Give every line of the material again, exactly as written.
• • • • • • •
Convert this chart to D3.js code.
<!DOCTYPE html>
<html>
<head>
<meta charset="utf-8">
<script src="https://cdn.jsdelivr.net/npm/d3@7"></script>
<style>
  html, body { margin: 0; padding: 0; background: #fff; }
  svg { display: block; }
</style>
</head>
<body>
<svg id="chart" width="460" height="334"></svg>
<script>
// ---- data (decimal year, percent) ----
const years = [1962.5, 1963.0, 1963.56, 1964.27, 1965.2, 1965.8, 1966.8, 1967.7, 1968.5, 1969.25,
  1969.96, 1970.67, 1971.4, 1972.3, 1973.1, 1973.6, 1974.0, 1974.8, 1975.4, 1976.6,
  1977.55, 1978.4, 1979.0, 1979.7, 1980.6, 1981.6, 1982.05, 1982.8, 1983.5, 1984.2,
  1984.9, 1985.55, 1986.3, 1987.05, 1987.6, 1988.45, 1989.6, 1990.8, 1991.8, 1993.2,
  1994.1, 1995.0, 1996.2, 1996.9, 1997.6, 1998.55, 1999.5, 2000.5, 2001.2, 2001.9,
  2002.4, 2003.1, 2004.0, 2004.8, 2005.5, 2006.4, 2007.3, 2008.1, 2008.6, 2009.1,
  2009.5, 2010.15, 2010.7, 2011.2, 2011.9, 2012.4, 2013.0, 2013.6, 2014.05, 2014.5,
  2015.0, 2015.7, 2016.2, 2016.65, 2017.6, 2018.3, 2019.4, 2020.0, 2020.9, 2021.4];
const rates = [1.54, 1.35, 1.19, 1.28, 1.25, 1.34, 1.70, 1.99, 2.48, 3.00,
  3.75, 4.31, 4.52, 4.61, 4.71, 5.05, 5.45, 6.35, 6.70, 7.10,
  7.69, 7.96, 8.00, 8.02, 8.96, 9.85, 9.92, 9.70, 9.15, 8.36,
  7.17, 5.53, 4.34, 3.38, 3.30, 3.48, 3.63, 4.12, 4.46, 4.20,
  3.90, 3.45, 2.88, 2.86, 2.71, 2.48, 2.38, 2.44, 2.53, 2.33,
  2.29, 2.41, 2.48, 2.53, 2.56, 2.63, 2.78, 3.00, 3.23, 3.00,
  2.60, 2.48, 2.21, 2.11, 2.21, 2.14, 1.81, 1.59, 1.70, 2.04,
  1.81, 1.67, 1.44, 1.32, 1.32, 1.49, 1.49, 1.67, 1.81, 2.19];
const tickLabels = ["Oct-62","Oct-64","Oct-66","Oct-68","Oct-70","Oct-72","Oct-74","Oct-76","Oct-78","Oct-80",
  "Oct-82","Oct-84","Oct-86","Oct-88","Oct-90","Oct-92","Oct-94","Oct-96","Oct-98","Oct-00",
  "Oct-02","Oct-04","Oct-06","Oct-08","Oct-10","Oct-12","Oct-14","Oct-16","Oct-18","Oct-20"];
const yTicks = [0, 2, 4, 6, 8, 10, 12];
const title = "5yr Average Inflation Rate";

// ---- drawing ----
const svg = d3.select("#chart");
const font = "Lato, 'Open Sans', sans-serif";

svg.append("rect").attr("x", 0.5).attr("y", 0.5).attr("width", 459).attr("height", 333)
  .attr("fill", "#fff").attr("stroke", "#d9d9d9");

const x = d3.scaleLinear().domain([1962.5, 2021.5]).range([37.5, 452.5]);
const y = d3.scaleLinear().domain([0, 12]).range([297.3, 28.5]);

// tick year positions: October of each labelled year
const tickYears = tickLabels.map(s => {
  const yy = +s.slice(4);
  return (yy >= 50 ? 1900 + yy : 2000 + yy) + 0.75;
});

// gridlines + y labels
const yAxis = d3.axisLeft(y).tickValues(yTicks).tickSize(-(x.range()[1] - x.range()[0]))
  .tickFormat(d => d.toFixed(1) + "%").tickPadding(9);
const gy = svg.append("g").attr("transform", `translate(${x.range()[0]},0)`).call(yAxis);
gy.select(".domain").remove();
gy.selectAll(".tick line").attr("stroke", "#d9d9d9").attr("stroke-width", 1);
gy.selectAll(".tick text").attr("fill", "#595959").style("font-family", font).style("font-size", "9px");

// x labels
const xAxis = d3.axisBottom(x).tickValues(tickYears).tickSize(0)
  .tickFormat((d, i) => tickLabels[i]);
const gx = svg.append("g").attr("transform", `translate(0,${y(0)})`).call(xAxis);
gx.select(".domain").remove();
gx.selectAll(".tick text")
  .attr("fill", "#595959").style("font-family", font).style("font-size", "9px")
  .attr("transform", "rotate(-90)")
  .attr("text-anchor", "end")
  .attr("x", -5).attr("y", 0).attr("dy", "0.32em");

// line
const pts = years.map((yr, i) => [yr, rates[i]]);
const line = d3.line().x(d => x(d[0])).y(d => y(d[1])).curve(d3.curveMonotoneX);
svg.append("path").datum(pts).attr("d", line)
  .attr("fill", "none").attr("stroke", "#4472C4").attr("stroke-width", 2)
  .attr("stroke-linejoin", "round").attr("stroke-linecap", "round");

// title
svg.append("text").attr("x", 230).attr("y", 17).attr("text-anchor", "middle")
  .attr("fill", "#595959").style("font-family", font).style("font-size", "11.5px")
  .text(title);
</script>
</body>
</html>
• • • • • • •
→ **WRITTEN SOLUTION**
Convert this chart to D3.js code.
<!DOCTYPE html>
<html>
<head>
<meta charset="utf-8">
<script src="https://cdn.jsdelivr.net/npm/d3@7"></script>
<style>
  html, body { margin: 0; padding: 0; background: #fff; }
  svg { display: block; }
</style>
</head>
<body>
<svg id="chart" width="460" height="334"></svg>
<script>
// ---- data (decimal year, percent) ----
const years = [1962.5, 1963.0, 1963.56, 1964.27, 1965.2, 1965.8, 1966.8, 1967.7, 1968.5, 1969.25,
  1969.96, 1970.67, 1971.4, 1972.3, 1973.1, 1973.6, 1974.0, 1974.8, 1975.4, 1976.6,
  1977.55, 1978.4, 1979.0, 1979.7, 1980.6, 1981.6, 1982.05, 1982.8, 1983.5, 1984.2,
  1984.9, 1985.55, 1986.3, 1987.05, 1987.6, 1988.45, 1989.6, 1990.8, 1991.8, 1993.2,
  1994.1, 1995.0, 1996.2, 1996.9, 1997.6, 1998.55, 1999.5, 2000.5, 2001.2, 2001.9,
  2002.4, 2003.1, 2004.0, 2004.8, 2005.5, 2006.4, 2007.3, 2008.1, 2008.6, 2009.1,
  2009.5, 2010.15, 2010.7, 2011.2, 2011.9, 2012.4, 2013.0, 2013.6, 2014.05, 2014.5,
  2015.0, 2015.7, 2016.2, 2016.65, 2017.6, 2018.3, 2019.4, 2020.0, 2020.9, 2021.4];
const rates = [1.54, 1.35, 1.19, 1.28, 1.25, 1.34, 1.70, 1.99, 2.48, 3.00,
  3.75, 4.31, 4.52, 4.61, 4.71, 5.05, 5.45, 6.35, 6.70, 7.10,
  7.69, 7.96, 8.00, 8.02, 8.96, 9.85, 9.92, 9.70, 9.15, 8.36,
  7.17, 5.53, 4.34, 3.38, 3.30, 3.48, 3.63, 4.12, 4.46, 4.20,
  3.90, 3.45, 2.88, 2.86, 2.71, 2.48, 2.38, 2.44, 2.53, 2.33,
  2.29, 2.41, 2.48, 2.53, 2.56, 2.63, 2.78, 3.00, 3.23, 3.00,
  2.60, 2.48, 2.21, 2.11, 2.21, 2.14, 1.81, 1.59, 1.70, 2.04,
  1.81, 1.67, 1.44, 1.32, 1.32, 1.49, 1.49, 1.67, 1.81, 2.19];
const tickLabels = ["Oct-62","Oct-64","Oct-66","Oct-68","Oct-70","Oct-72","Oct-74","Oct-76","Oct-78","Oct-80",
  "Oct-82","Oct-84","Oct-86","Oct-88","Oct-90","Oct-92","Oct-94","Oct-96","Oct-98","Oct-00",
  "Oct-02","Oct-04","Oct-06","Oct-08","Oct-10","Oct-12","Oct-14","Oct-16","Oct-18","Oct-20"];
const yTicks = [0, 2, 4, 6, 8, 10, 12];
const title = "5yr Average Inflation Rate";

// ---- drawing ----
const svg = d3.select("#chart");
const font = "Lato, 'Open Sans', sans-serif";

svg.append("rect").attr("x", 0.5).attr("y", 0.5).attr("width", 459).attr("height", 333)
  .attr("fill", "#fff").attr("stroke", "#d9d9d9");

const x = d3.scaleLinear().domain([1962.5, 2021.5]).range([37.5, 452.5]);
const y = d3.scaleLinear().domain([0, 12]).range([297.3, 28.5]);

// tick year positions: October of each labelled year
const tickYears = tickLabels.map(s => {
  const yy = +s.slice(4);
  return (yy >= 50 ? 1900 + yy : 2000 + yy) + 0.75;
});

// gridlines + y labels
const yAxis = d3.axisLeft(y).tickValues(yTicks).tickSize(-(x.range()[1] - x.range()[0]))
  .tickFormat(d => d.toFixed(1) + "%").tickPadding(9);
const gy = svg.append("g").attr("transform", `translate(${x.range()[0]},0)`).call(yAxis);
gy.select(".domain").remove();
gy.selectAll(".tick line").attr("stroke", "#d9d9d9").attr("stroke-width", 1);
gy.selectAll(".tick text").attr("fill", "#595959").style("font-family", font).style("font-size", "9px");

// x labels
const xAxis = d3.axisBottom(x).tickValues(tickYears).tickSize(0)
  .tickFormat((d, i) => tickLabels[i]);
const gx = svg.append("g").attr("transform", `translate(0,${y(0)})`).call(xAxis);
gx.select(".domain").remove();
gx.selectAll(".tick text")
  .attr("fill", "#595959").style("font-family", font).style("font-size", "9px")
  .attr("transform", "rotate(-90)")
  .attr("text-anchor", "end")
  .attr("x", -5).attr("y", 0).attr("dy", "0.32em");

// line
const pts = years.map((yr, i) => [yr, rates[i]]);
const line = d3.line().x(d => x(d[0])).y(d => y(d[1])).curve(d3.curveMonotoneX);
svg.append("path").datum(pts).attr("d", line)
  .attr("fill", "none").attr("stroke", "#4472C4").attr("stroke-width", 2)
  .attr("stroke-linejoin", "round").attr("stroke-linecap", "round");

// title
svg.append("text").attr("x", 230).attr("y", 17).attr("text-anchor", "middle")
  .attr("fill", "#595959").style("font-family", font).style("font-size", "11.5px")
  .text(title);
</script>
</body>
</html>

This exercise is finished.